• Goal
Write out the material exactly, without any of its pictures.

• Stored data
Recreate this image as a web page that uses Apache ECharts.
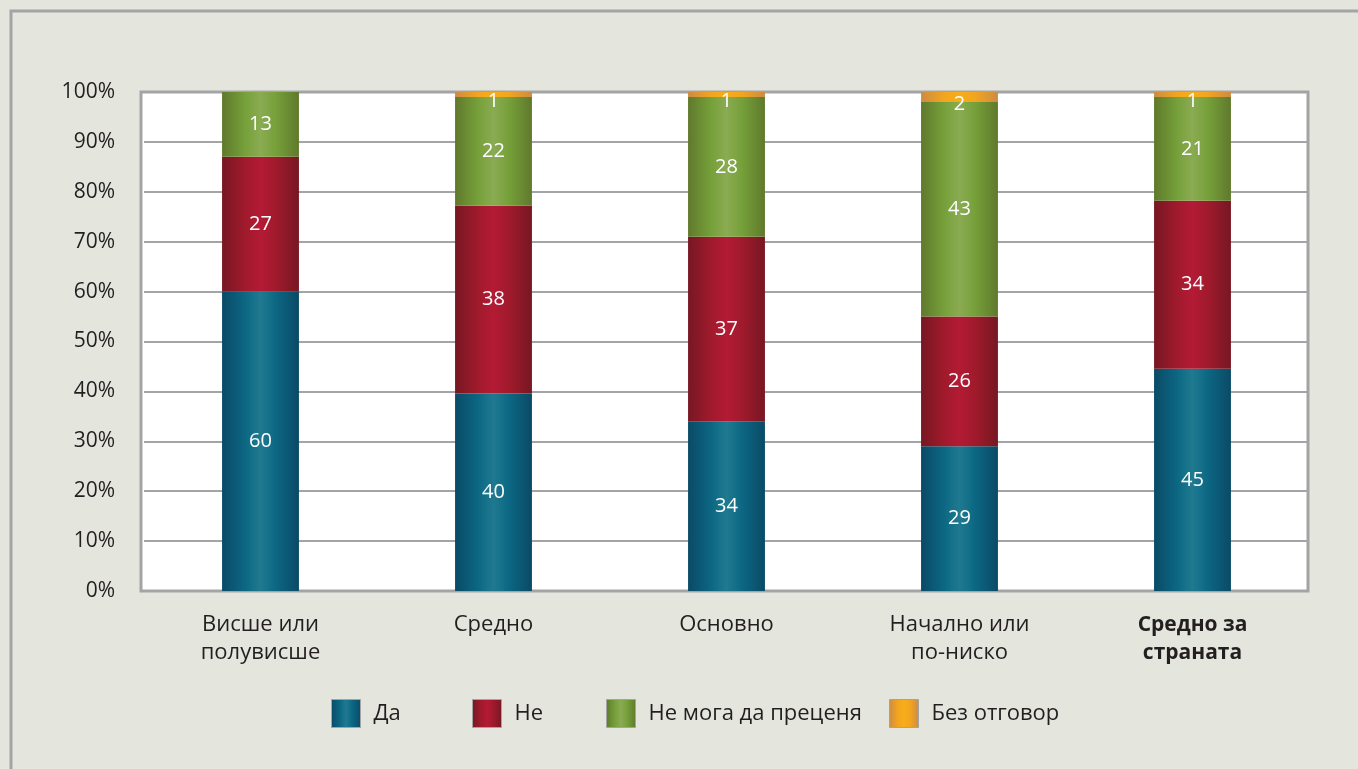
<!DOCTYPE html>
<html>
<head>
<meta charset="utf-8">
<script src="https://cdn.jsdelivr.net/npm/echarts@6/dist/echarts.min.js"></script>
<style>
  html, body { margin: 0; padding: 0; background: #e4e6de; }
  #chart { width: 1358px; height: 769px; }
</style>
</head>
<body>
<div id="chart"></div>
<script>
// категории и стойности
var categories = ['Висше или\nполувисше', 'Средно', 'Основно', 'Начално или\nпо-ниско', 'Средно за\nстраната']
var da = [60, 40, 34, 29, 45]
var ne = [27, 38, 37, 26, 34]
var neMoga = [13, 22, 28, 43, 21]
var bezOtgovor = [0, 1, 1, 2, 1]
var seriesNames = ['Да', 'Не', 'Не мога да преценя', 'Без отговор']
var yTicks = [0, 10, 20, 30, 40, 50, 60, 70, 80, 90, 100]

var raw = [da, ne, neMoga, bezOtgovor]
var totals = categories.map(function (c, i) {
  return raw.reduce(function (s, arr) { return s + arr[i] }, 0)
})

function grad (edge, mid, light) {
  return new echarts.graphic.LinearGradient(0, 0, 1, 0, [
    { offset: 0, color: edge },
    { offset: 0.3, color: mid },
    { offset: 0.5, color: light },
    { offset: 0.7, color: mid },
    { offset: 1, color: edge }
  ])
}
var fills = [
  grad('#0a4a66', '#0c6783', '#1f7a90'),
  grad('#771722', '#a01a2c', '#b41a35'),
  grad('#5f792c', '#76a03a', '#8aab52'),
  grad('#cc8c44', '#f2a51e', '#f7ad1a')
]

var font = '"Open Sans", "Noto Sans", sans-serif'

var series = raw.map(function (arr, k) {
  return {
    name: seriesNames[k],
    type: 'bar',
    stack: 'total',
    barWidth: '33%',
    itemStyle: { color: fills[k] },
    label: {
      show: true,
      position: 'inside',
      offset: k === 3 ? [0, 7] : [0, 0],
      color: '#fff',
      fontFamily: font,
      fontSize: 20,
      formatter: function (p) {
        var v = arr[p.dataIndex]
        return v > 0 ? String(v) : ''
      }
    },
    data: arr.map(function (v, i) { return v / totals[i] * 100 })
  }
})

// легенда - отделен елемент за всяка серия
var legendLeft = [331, 472, 606, 889]
var legends = seriesNames.map(function (n, k) {
  return {
    left: legendLeft[k],
    top: 699,
    padding: 0,
    itemWidth: 29,
    itemHeight: 28,
    itemGap: 0,
    icon: 'rect',
    itemStyle: { borderColor: '#a3a4a6', borderWidth: 1 },
    textStyle: { fontFamily: font, fontSize: 22, color: '#231f20', padding: [0, 0, 0, 8] },
    selectedMode: false,
    data: [n]
  }
})

var chart = echarts.init(document.getElementById('chart'))
chart.setOption({
  backgroundColor: '#e4e6de',
  animation: false,
  graphic: [{
    type: 'rect',
    shape: { x: 11, y: 11, width: 1400, height: 800 },
    style: { fill: 'none', stroke: '#a3a4a6', lineWidth: 3 },
    silent: true
  }, {
    // бял фон и рамка на графиката
    type: 'rect',
    z: -10,
    shape: { x: 141, y: 92, width: 1167, height: 499 },
    style: { fill: '#fff', stroke: '#a3a4a6', lineWidth: 3 },
    silent: true
  }],
  legend: legends,
  grid: {
    left: 144,
    right: 49,
    top: 92,
    bottom: 178
  },
  xAxis: {
    type: 'category',
    data: categories,
    axisLine: { show: false },
    axisTick: { show: false },
    axisLabel: {
      interval: 0,
      margin: 20,
      lineHeight: 28,
      fontFamily: font,
      fontSize: 22,
      color: '#231f20',
      formatter: function (v, i) {
        return i === categories.length - 1 ? '{b|' + v + '}' : v
      },
      rich: {
        b: { fontWeight: 'bold', fontFamily: font, fontSize: 21, lineHeight: 28, color: '#231f20' }
      }
    }
  },
  yAxis: {
    type: 'value',
    min: yTicks[0],
    max: yTicks[yTicks.length - 1],
    interval: 10,
    axisLine: { show: false },
    axisTick: { show: false },
    splitLine: { lineStyle: { color: '#a3a4a6', width: 2 } },
    axisLabel: {
      margin: 29,
      fontFamily: font,
      fontSize: 21,
      color: '#231f20',
      formatter: '{value}%'
    }
  },
  series: series
})
</script>
</body>
</html>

• Result of the exercise
Recreate this image as a web page that uses Apache ECharts.
<!DOCTYPE html>
<html>
<head>
<meta charset="utf-8">
<script src="https://cdn.jsdelivr.net/npm/echarts@6/dist/echarts.min.js"></script>
<style>
  html, body { margin: 0; padding: 0; background: #e4e6de; }
  #chart { width: 1358px; height: 769px; }
</style>
</head>
<body>
<div id="chart"></div>
<script>
// категории и стойности
var categories = ['Висше или\nполувисше', 'Средно', 'Основно', 'Начално или\nпо-ниско', 'Средно за\nстраната']
var da = [60, 40, 34, 29, 45]
var ne = [27, 38, 37, 26, 34]
var neMoga = [13, 22, 28, 43, 21]
var bezOtgovor = [0, 1, 1, 2, 1]
var seriesNames = ['Да', 'Не', 'Не мога да преценя', 'Без отговор']
var yTicks = [0, 10, 20, 30, 40, 50, 60, 70, 80, 90, 100]

var raw = [da, ne, neMoga, bezOtgovor]
var totals = categories.map(function (c, i) {
  return raw.reduce(function (s, arr) { return s + arr[i] }, 0)
})

function grad (edge, mid, light) {
  return new echarts.graphic.LinearGradient(0, 0, 1, 0, [
    { offset: 0, color: edge },
    { offset: 0.3, color: mid },
    { offset: 0.5, color: light },
    { offset: 0.7, color: mid },
    { offset: 1, color: edge }
  ])
}
var fills = [
  grad('#0a4a66', '#0c6783', '#1f7a90'),
  grad('#771722', '#a01a2c', '#b41a35'),
  grad('#5f792c', '#76a03a', '#8aab52'),
  grad('#cc8c44', '#f2a51e', '#f7ad1a')
]

var font = '"Open Sans", "Noto Sans", sans-serif'

var series = raw.map(function (arr, k) {
  return {
    name: seriesNames[k],
    type: 'bar',
    stack: 'total',
    barWidth: '33%',
    itemStyle: { color: fills[k] },
    label: {
      show: true,
      position: 'inside',
      offset: k === 3 ? [0, 7] : [0, 0],
      color: '#fff',
      fontFamily: font,
      fontSize: 20,
      formatter: function (p) {
        var v = arr[p.dataIndex]
        return v > 0 ? String(v) : ''
      }
    },
    data: arr.map(function (v, i) { return v / totals[i] * 100 })
  }
})

// легенда - отделен елемент за всяка серия
var legendLeft = [331, 472, 606, 889]
var legends = seriesNames.map(function (n, k) {
  return {
    left: legendLeft[k],
    top: 699,
    padding: 0,
    itemWidth: 29,
    itemHeight: 28,
    itemGap: 0,
    icon: 'rect',
    itemStyle: { borderColor: '#a3a4a6', borderWidth: 1 },
    textStyle: { fontFamily: font, fontSize: 22, color: '#231f20', padding: [0, 0, 0, 8] },
    selectedMode: false,
    data: [n]
  }
})

var chart = echarts.init(document.getElementById('chart'))
chart.setOption({
  backgroundColor: '#e4e6de',
  animation: false,
  graphic: [{
    type: 'rect',
    shape: { x: 11, y: 11, width: 1400, height: 800 },
    style: { fill: 'none', stroke: '#a3a4a6', lineWidth: 3 },
    silent: true
  }, {
    // бял фон и рамка на графиката
    type: 'rect',
    z: -10,
    shape: { x: 141, y: 92, width: 1167, height: 499 },
    style: { fill: '#fff', stroke: '#a3a4a6', lineWidth: 3 },
    silent: true
  }],
  legend: legends,
  grid: {
    left: 144,
    right: 49,
    top: 92,
    bottom: 178
  },
  xAxis: {
    type: 'category',
    data: categories,
    axisLine: { show: false },
    axisTick: { show: false },
    axisLabel: {
      interval: 0,
      margin: 20,
      lineHeight: 28,
      fontFamily: font,
      fontSize: 22,
      color: '#231f20',
      formatter: function (v, i) {
        return i === categories.length - 1 ? '{b|' + v + '}' : v
      },
      rich: {
        b: { fontWeight: 'bold', fontFamily: font, fontSize: 21, lineHeight: 28, color: '#231f20' }
      }
    }
  },
  yAxis: {
    type: 'value',
    min: yTicks[0],
    max: yTicks[yTicks.length - 1],
    interval: 10,
    axisLine: { show: false },
    axisTick: { show: false },
    splitLine: { lineStyle: { color: '#a3a4a6', width: 2 } },
    axisLabel: {
      margin: 29,
      fontFamily: font,
      fontSize: 21,
      color: '#231f20',
      formatter: '{value}%'
    }
  },
  series: series
})
</script>
</body>
</html>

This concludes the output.